What is a Guide Dog?

A guide dog, or dog guide, is specifically trained to guide a person with vision loss. These dogs are responsible for leading their handler around obstacles, crossing streets, stopping at curbs or changes in elevation such as stairs.

A guide dog is usually used in place of a white cane, but at times, a handler may use the cane to gather tactile information from the environment in order to best instruct the dog on how to proceed. These dogs follow the commands of their handler, such as forward, halt, left and right. It is the handler’s responsibility to know where he or she is going and to read traffic patterns to know when it is safe to cross a street. However, these animals are taught “intelligent disobedience,” which means that a dog may refuse to obey the request if a dangerous situation is present such as an oncoming car or high drop off.

Why Choose a Guide Dog?

Traveling independently with a white cane or a guide dog is a personal choice. Both of these travel methods give a person with vision loss a different travel experience. A person using a white cane will gather information about their environment by touching tactile landmarks such as light poles or building edges to provide a point-to-point map to get to their destination. A guide dog will avoid obstacles and lead the handler from curb to curb without relying on this tactile information. Even though a person using a guide dog for travel doesn’t use a white cane, it is still an absolute necessity the person acquires good orientation and mobility skills. Understanding traffic patterns, knowing where you are in your environment and using other senses are important tools for the handler to effectively direct their dog. Most guide dogs schools require a prospective handler to have had recent orientation and mobility training before they are accepted into a class.

Deciding whether to use a guide dog for mobility should be carefully considered. A person must be committed to taking full responsibility for the dog’s well-being, physically and emotionally. Consideration must also be given to the costs of care, including food and vet bills. Second Sense staff can talk to your members about the guide dog lifestyle.
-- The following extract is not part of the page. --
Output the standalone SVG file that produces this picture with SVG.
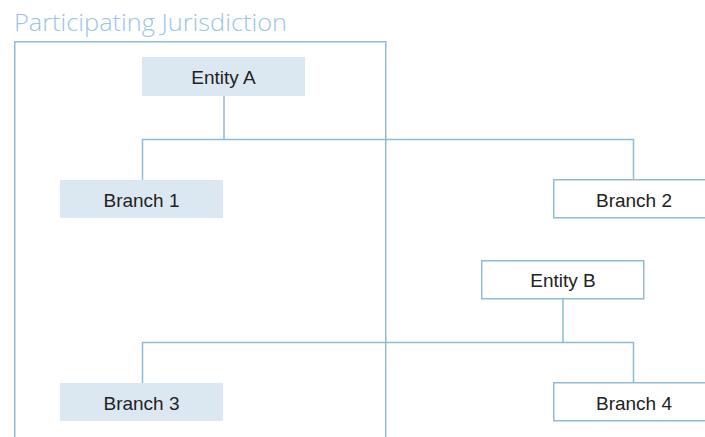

Where do You Get a Guide Dog?

The International Guide Dog Federation has accredited 12 guide dogs schools in the United States. Most of these schools cover the cost of the dog, class instruction, travel to and from the school, and room and board during training. Class instruction normally is provided at the guide dog school and generally lasts anywhere between 14 to 28 days depending on the school and whether the person is a new handler or returning for a successor dog.

Who Can Get a Guide Dog?

To be considered for guide dog, a person must demonstrate that he or she can walk at least a mile with good orientation and mobility skills and must have a physical to determine fitness. Generally, the age range for a guide dog handler is 18 years of age and older. There is no age upward limit as long as physical ability can be demonstrated.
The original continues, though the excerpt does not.